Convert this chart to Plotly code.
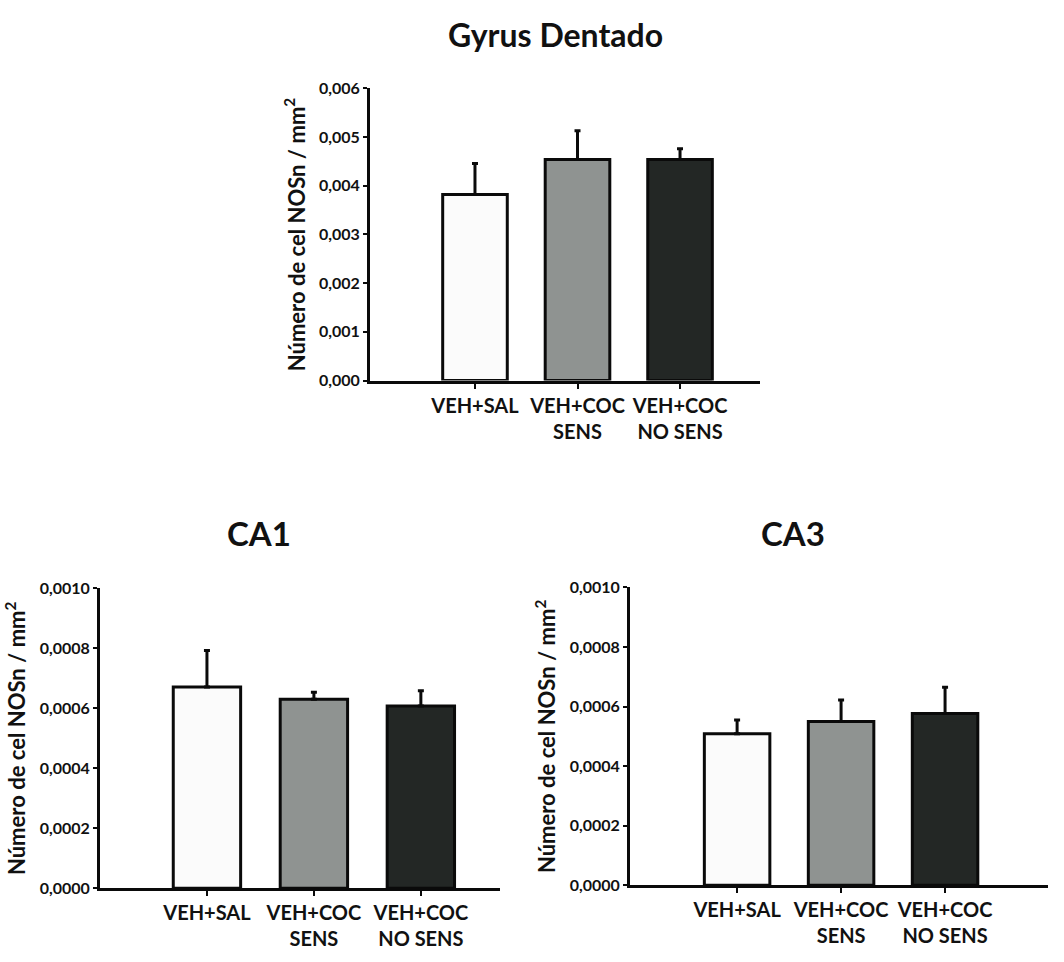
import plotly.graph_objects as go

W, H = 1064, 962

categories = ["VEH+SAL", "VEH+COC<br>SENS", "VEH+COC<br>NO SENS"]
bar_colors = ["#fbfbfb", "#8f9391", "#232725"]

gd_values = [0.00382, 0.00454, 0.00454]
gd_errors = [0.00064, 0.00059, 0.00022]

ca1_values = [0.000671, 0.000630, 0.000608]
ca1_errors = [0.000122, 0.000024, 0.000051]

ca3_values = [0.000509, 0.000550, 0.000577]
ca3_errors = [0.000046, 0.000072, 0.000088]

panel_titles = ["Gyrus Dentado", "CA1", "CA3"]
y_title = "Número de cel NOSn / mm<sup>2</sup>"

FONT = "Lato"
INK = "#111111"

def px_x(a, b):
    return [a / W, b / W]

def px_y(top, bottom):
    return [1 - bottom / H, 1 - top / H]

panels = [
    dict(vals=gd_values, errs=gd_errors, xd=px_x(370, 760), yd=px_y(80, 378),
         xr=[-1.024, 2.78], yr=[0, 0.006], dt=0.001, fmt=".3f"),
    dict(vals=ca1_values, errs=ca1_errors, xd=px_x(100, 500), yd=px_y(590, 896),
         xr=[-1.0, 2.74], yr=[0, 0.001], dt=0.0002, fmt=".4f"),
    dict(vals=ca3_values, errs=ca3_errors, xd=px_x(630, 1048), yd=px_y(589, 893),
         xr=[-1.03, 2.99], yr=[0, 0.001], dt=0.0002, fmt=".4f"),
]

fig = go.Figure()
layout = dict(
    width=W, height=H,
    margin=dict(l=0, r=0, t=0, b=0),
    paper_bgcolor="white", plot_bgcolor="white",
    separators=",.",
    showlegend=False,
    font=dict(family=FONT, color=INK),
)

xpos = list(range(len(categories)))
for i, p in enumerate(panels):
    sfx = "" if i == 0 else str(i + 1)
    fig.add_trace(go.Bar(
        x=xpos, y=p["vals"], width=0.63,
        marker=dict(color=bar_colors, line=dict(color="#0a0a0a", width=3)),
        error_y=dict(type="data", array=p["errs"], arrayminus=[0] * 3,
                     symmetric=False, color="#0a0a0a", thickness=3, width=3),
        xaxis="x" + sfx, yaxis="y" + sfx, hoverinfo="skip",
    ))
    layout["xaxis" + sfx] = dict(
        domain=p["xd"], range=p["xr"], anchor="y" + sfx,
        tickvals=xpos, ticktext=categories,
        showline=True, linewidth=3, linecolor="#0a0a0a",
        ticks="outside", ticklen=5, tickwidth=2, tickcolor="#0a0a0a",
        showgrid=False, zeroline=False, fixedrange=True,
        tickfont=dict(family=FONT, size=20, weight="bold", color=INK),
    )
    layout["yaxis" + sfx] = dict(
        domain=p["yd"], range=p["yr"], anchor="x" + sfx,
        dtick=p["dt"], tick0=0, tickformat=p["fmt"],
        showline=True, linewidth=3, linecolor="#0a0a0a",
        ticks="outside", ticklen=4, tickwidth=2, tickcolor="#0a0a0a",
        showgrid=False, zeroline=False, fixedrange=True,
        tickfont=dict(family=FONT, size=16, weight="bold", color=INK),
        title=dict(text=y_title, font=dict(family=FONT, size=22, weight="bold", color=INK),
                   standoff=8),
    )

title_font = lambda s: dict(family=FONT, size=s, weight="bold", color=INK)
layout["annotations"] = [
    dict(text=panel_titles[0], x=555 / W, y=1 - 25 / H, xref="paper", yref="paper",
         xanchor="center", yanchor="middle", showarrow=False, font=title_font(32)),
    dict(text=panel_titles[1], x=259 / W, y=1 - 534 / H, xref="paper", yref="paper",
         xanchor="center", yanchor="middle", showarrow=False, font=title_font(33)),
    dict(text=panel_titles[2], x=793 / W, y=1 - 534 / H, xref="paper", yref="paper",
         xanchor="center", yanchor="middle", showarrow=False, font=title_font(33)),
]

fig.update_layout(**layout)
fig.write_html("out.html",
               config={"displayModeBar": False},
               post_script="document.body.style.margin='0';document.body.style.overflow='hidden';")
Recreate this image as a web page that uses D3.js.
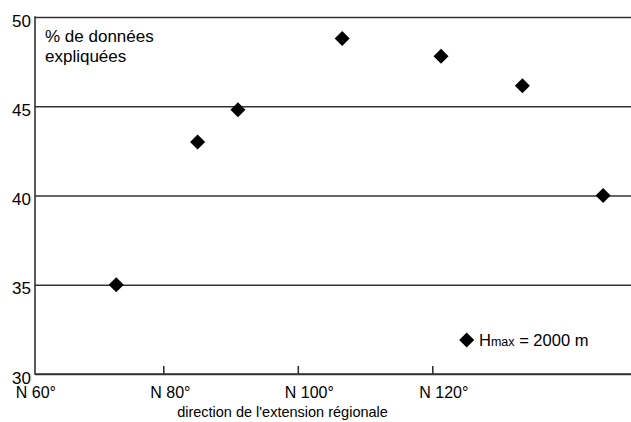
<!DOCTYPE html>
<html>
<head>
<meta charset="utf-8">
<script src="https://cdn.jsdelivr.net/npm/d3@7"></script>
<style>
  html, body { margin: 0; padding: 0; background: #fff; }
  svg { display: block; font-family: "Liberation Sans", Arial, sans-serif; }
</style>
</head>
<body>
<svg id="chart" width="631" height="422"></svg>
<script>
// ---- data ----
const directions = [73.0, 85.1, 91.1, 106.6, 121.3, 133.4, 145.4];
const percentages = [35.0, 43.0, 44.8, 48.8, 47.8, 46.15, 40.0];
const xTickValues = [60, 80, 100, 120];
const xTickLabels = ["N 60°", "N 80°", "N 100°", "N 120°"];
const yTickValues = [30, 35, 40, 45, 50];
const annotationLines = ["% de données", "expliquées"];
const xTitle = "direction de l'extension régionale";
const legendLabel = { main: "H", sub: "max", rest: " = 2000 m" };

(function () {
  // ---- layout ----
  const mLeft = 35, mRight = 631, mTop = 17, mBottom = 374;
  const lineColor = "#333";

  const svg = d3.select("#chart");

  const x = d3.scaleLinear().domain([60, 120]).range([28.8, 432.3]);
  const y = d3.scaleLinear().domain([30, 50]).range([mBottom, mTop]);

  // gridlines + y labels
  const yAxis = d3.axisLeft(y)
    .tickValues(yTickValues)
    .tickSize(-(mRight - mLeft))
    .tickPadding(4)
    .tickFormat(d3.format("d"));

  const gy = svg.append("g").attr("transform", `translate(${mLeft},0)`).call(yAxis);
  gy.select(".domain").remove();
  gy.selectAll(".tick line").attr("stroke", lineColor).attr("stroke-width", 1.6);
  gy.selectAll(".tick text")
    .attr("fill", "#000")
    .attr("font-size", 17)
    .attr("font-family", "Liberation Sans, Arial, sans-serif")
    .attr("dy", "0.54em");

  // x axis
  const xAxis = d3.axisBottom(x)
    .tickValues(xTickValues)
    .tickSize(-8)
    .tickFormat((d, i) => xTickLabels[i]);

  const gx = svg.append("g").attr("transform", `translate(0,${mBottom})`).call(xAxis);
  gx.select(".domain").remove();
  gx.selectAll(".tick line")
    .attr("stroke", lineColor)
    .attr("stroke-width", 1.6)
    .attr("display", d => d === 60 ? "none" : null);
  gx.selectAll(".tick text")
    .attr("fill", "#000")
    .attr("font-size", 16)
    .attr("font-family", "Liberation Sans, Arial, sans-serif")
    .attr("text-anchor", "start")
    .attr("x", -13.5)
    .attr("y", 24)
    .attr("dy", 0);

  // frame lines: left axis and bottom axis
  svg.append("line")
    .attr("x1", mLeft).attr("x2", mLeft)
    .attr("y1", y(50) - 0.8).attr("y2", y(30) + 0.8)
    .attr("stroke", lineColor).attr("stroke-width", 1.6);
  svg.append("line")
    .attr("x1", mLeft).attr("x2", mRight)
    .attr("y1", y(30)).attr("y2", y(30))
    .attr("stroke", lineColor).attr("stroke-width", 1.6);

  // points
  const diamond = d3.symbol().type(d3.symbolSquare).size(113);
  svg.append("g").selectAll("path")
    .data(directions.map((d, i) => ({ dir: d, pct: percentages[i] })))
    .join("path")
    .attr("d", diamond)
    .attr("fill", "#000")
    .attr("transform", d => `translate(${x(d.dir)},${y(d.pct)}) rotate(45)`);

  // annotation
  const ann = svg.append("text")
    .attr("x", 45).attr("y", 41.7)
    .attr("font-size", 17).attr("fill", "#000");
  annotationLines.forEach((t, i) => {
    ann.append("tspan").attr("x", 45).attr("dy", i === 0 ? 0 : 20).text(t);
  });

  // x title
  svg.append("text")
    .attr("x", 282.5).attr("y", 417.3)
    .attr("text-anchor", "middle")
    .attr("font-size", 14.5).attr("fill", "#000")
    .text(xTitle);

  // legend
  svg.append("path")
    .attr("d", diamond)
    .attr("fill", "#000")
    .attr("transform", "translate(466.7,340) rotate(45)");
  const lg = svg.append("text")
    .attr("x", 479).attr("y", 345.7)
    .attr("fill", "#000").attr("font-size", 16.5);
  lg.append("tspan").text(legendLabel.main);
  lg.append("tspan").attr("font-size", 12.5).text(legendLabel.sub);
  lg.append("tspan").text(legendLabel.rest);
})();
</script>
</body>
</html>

* * * * * * *

Extract exactly, and only, the lines from the one with "Recreate this image" to the one with "d3.scaleLinear().domain([30, 50]).range([mBottom, mTop]);", both ends counted. Leave the images behind.

FULL SOLUTION ::
Recreate this image as a web page that uses D3.js.
<!DOCTYPE html>
<html>
<head>
<meta charset="utf-8">
<script src="https://cdn.jsdelivr.net/npm/d3@7"></script>
<style>
  html, body { margin: 0; padding: 0; background: #fff; }
  svg { display: block; font-family: "Liberation Sans", Arial, sans-serif; }
</style>
</head>
<body>
<svg id="chart" width="631" height="422"></svg>
<script>
// ---- data ----
const directions = [73.0, 85.1, 91.1, 106.6, 121.3, 133.4, 145.4];
const percentages = [35.0, 43.0, 44.8, 48.8, 47.8, 46.15, 40.0];
const xTickValues = [60, 80, 100, 120];
const xTickLabels = ["N 60°", "N 80°", "N 100°", "N 120°"];
const yTickValues = [30, 35, 40, 45, 50];
const annotationLines = ["% de données", "expliquées"];
const xTitle = "direction de l'extension régionale";
const legendLabel = { main: "H", sub: "max", rest: " = 2000 m" };

(function () {
  // ---- layout ----
  const mLeft = 35, mRight = 631, mTop = 17, mBottom = 374;
  const lineColor = "#333";

  const svg = d3.select("#chart");

  const x = d3.scaleLinear().domain([60, 120]).range([28.8, 432.3]);
  const y = d3.scaleLinear().domain([30, 50]).range([mBottom, mTop]);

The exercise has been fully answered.